There is much to consternate on both sides of the argument with the new front office. How much will they really have freedom to change? Are their ideas going to work? How can we gauge success early on and how long is this going to take? All fair questions, all without answers at this point. But there are lines of encouragement early in their tenure. An understanding that pitching in the modern environment requires more pitchers than you think, a true position battle mentality in places around the diamond, a departure from the sunk cost fallacy that riddled previous regimes. Byrnes and DePodesta have made moves that at least signal an attempt to construct things in their image. Whether that image is good or not, we’ll have to find out. But for now, there is optimism and a belief that maybe, just maybe, the team is at least normal now. Maybe not good, but normal. For Rockies fans, that’s enough, it represents a light in the darkness. A miraculous rescue.

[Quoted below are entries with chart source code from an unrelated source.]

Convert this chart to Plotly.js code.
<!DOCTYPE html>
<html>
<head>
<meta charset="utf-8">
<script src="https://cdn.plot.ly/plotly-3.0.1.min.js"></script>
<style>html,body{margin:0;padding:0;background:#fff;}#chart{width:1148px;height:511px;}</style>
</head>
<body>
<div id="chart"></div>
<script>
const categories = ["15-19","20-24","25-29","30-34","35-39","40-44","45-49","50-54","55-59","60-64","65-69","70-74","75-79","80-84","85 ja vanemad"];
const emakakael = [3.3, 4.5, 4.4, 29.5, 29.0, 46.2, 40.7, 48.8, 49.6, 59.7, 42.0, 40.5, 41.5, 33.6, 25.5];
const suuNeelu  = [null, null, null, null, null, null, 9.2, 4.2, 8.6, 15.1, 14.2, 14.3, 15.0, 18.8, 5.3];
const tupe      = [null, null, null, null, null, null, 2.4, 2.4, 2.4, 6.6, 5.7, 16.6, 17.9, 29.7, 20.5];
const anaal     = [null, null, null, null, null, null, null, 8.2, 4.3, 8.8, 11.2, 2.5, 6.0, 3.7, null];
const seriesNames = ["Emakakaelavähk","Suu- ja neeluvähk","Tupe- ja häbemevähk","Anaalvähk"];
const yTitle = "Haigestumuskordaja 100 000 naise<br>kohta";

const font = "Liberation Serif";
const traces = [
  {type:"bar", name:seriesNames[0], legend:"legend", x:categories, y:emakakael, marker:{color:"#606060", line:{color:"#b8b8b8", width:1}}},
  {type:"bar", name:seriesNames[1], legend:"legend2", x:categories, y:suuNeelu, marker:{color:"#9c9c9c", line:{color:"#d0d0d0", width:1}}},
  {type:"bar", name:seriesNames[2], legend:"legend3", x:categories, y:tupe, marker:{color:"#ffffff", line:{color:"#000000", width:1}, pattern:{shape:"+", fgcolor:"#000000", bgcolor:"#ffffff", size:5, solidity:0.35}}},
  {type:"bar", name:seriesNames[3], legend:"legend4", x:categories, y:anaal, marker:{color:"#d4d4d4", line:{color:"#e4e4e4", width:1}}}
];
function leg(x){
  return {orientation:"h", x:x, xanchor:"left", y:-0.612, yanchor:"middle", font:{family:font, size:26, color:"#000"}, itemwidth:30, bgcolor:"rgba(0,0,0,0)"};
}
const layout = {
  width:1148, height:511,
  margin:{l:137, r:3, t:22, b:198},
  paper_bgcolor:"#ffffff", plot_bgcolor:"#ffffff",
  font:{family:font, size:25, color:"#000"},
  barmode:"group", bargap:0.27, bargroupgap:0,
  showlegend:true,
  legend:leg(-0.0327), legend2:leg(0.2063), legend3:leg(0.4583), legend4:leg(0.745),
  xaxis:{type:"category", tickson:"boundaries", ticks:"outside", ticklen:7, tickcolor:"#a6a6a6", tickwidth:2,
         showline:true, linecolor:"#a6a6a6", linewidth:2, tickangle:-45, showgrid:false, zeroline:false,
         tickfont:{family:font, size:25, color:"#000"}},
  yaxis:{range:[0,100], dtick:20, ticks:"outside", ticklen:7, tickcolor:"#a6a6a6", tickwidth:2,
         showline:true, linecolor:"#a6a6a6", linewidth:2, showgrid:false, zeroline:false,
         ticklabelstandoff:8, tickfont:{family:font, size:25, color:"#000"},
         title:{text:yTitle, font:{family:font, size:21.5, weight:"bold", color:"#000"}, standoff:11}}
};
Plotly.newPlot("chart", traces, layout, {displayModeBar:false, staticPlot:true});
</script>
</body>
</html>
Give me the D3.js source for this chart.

As the lights got closer to the sailors, the hope that they had been rescued turned quickly. The lights they were seeing were not from another ship, there was no rescue here. What the sailors saw, tragically, was their own ship turned against them. The stern of the Morrell had turned on it’s own and was now barreling towards them, powered by the ship’s engine. When investigators found the stern they were able to discern it had traveled 90 minutes under it’s own power. A ghost ship. For a brief moment, the sailors were saved. But just as quickly, they were plunged into darkness again. Only one survived the night.
This is still the Rockies, after all. This is still Dick Monfort. DePodesta might appear to have the bandwidth to create something new, but what happens when Dick doesn’t like something? There are countless stories on this, where a new GM comes in and it all appears to be going great, only for it to collapse. What if PDP and Byrnes’s evaluations are bad? Do the Monforts turn back in house? Do they burn the bridges they are creating now? Are we seeing a light only to realize it’s the still sinking ship just sailing on, unaware of it’s impending fate?
None of that matters right this moment though. For now, it’s Opening Day. And the 2026 Rockies are different than they were before. Maybe not better, but different. The questions will get answered but there’s not a lot of reason to dwell on them too much. We won’t know if the lights are a rescue ship until we’re being pulled aboard, so why spend all our time trying to figure it out? Sports happen to us, whether we want to predict them or not.
162 to go. Guess we can try to enjoy one.